• [Exercise details]
Reproduce all of the data below without alteration; exclude every picture.

• [Material]
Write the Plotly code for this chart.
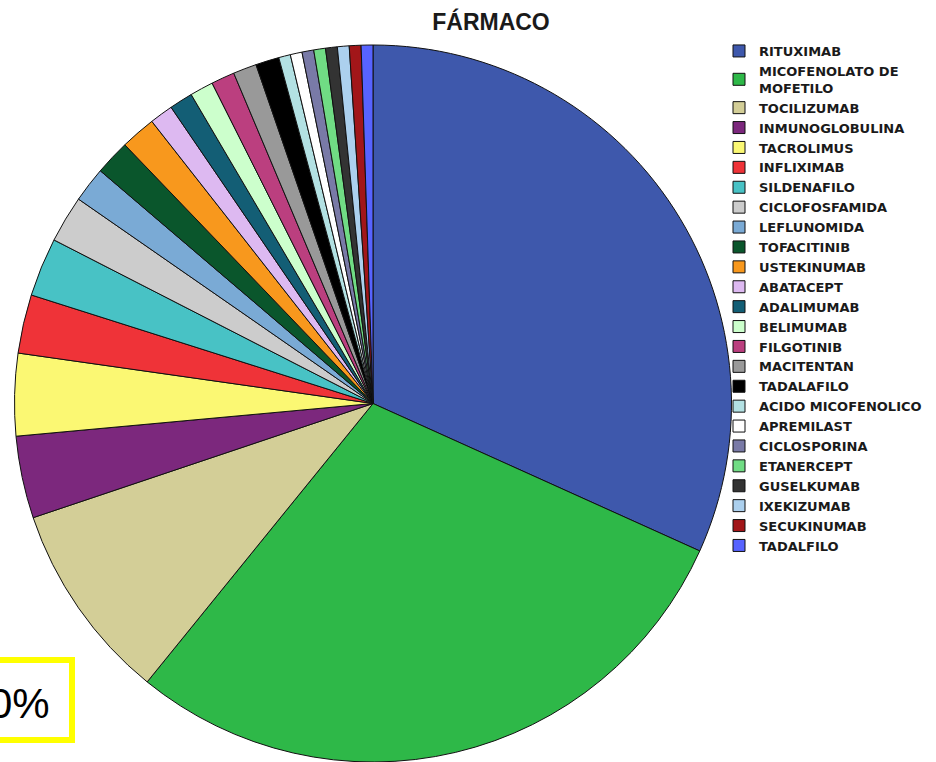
import plotly.graph_objects as go

farmacos = [
    "RITUXIMAB", "MICOFENOLATO DE<br>MOFETILO", "TOCILIZUMAB", "INMUNOGLOBULINA",
    "TACROLIMUS", "INFLIXIMAB", "SILDENAFILO", "CICLOFOSFAMIDA", "LEFLUNOMIDA",
    "TOFACITINIB", "USTEKINUMAB", "ABATACEPT", "ADALIMUMAB", "BELIMUMAB",
    "FILGOTINIB", "MACITENTAN", "TADALAFILO", "ACIDO MICOFENOLICO", "APREMILAST",
    "CICLOSPORINA", "ETANERCEPT", "GUSELKUMAB", "IXEKIZUMAB", "SECUKINUMAB", "TADALFILO",
]
pacientes = [60, 55, 17, 7, 7, 5, 5, 4, 3, 3, 3, 2, 2, 2, 2, 2, 2, 1, 1, 1, 1, 1, 1, 1, 1]
colores = [
    "#3E58AC", "#2EB848", "#D3CE97", "#7C287D", "#FBF873", "#EF3338", "#48C2C5",
    "#CCCCCC", "#7AAAD5", "#0A562C", "#F8981D", "#DDB9F1", "#135E75", "#CCFFCC",
    "#BB3F7F", "#999999", "#000000", "#B3E1E3", "#FFFFFF", "#797AA7", "#70DC84",
    "#333333", "#ACD0EE", "#A21619", "#5763FF",
]

W, H = 936, 762
cx, cy, r = 373, 405, 360

fig = go.Figure(go.Pie(
    labels=farmacos,
    values=pacientes,
    sort=False,
    direction="clockwise",
    rotation=0,
    textinfo="none",
    hoverinfo="label+value+percent",
    marker=dict(colors=colores, line=dict(color="#111111", width=1)),
    domain=dict(x=[(cx - r) / W, (cx + r) / W], y=[0, (H - cy + r) / H]),
))

fig.update_layout(
    width=W, height=H,
    margin=dict(l=0, r=0, t=0, b=0),
    paper_bgcolor="white",
    plot_bgcolor="white",
    title=dict(text="<b>FÁRMACO</b>", x=491 / W, xanchor="center",
               y=1 - 22 / H, yanchor="middle",
               font=dict(family="Liberation Sans", size=23, color="#1a1a1a")),
    legend=dict(
        x=719 / W, xanchor="left", y=1 - 36 / H, yanchor="top",
        font=dict(family="DejaVu Sans", size=13, color="#1a1a1a", weight="bold"),
        itemwidth=30,
        bgcolor="rgba(0,0,0,0)",
        tracegroupgap=0,
    ),
    shapes=[dict(type="rect", xref="paper", yref="paper",
                 x0=-20 / W, x1=72 / W, y0=1 - 740 / H, y1=1 - 660 / H,
                 line=dict(color="#FFFF00", width=6), fillcolor="rgba(0,0,0,0)")],
    annotations=[dict(text="0%", xref="paper", yref="paper",
                      x=52 / W, xanchor="right", y=1 - 703 / H, yanchor="middle",
                      showarrow=False,
                      font=dict(family="Liberation Sans", size=42, color="black"))],
)

fig.write_html("out.html")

• [Task response]
Write the Plotly code for this chart.
import plotly.graph_objects as go

farmacos = [
    "RITUXIMAB", "MICOFENOLATO DE<br>MOFETILO", "TOCILIZUMAB", "INMUNOGLOBULINA",
    "TACROLIMUS", "INFLIXIMAB", "SILDENAFILO", "CICLOFOSFAMIDA", "LEFLUNOMIDA",
    "TOFACITINIB", "USTEKINUMAB", "ABATACEPT", "ADALIMUMAB", "BELIMUMAB",
    "FILGOTINIB", "MACITENTAN", "TADALAFILO", "ACIDO MICOFENOLICO", "APREMILAST",
    "CICLOSPORINA", "ETANERCEPT", "GUSELKUMAB", "IXEKIZUMAB", "SECUKINUMAB", "TADALFILO",
]
pacientes = [60, 55, 17, 7, 7, 5, 5, 4, 3, 3, 3, 2, 2, 2, 2, 2, 2, 1, 1, 1, 1, 1, 1, 1, 1]
colores = [
    "#3E58AC", "#2EB848", "#D3CE97", "#7C287D", "#FBF873", "#EF3338", "#48C2C5",
    "#CCCCCC", "#7AAAD5", "#0A562C", "#F8981D", "#DDB9F1", "#135E75", "#CCFFCC",
    "#BB3F7F", "#999999", "#000000", "#B3E1E3", "#FFFFFF", "#797AA7", "#70DC84",
    "#333333", "#ACD0EE", "#A21619", "#5763FF",
]

W, H = 936, 762
cx, cy, r = 373, 405, 360

fig = go.Figure(go.Pie(
    labels=farmacos,
    values=pacientes,
    sort=False,
    direction="clockwise",
    rotation=0,
    textinfo="none",
    hoverinfo="label+value+percent",
    marker=dict(colors=colores, line=dict(color="#111111", width=1)),
    domain=dict(x=[(cx - r) / W, (cx + r) / W], y=[0, (H - cy + r) / H]),
))

fig.update_layout(
    width=W, height=H,
    margin=dict(l=0, r=0, t=0, b=0),
    paper_bgcolor="white",
    plot_bgcolor="white",
    title=dict(text="<b>FÁRMACO</b>", x=491 / W, xanchor="center",
               y=1 - 22 / H, yanchor="middle",
               font=dict(family="Liberation Sans", size=23, color="#1a1a1a")),
    legend=dict(
        x=719 / W, xanchor="left", y=1 - 36 / H, yanchor="top",
        font=dict(family="DejaVu Sans", size=13, color="#1a1a1a", weight="bold"),
        itemwidth=30,
        bgcolor="rgba(0,0,0,0)",
        tracegroupgap=0,
    ),
    shapes=[dict(type="rect", xref="paper", yref="paper",
                 x0=-20 / W, x1=72 / W, y0=1 - 740 / H, y1=1 - 660 / H,
                 line=dict(color="#FFFF00", width=6), fillcolor="rgba(0,0,0,0)")],
    annotations=[dict(text="0%", xref="paper", yref="paper",
                      x=52 / W, xanchor="right", y=1 - 703 / H, yanchor="middle",
                      showarrow=False,
                      font=dict(family="Liberation Sans", size=42, color="black"))],
)

fig.write_html("out.html")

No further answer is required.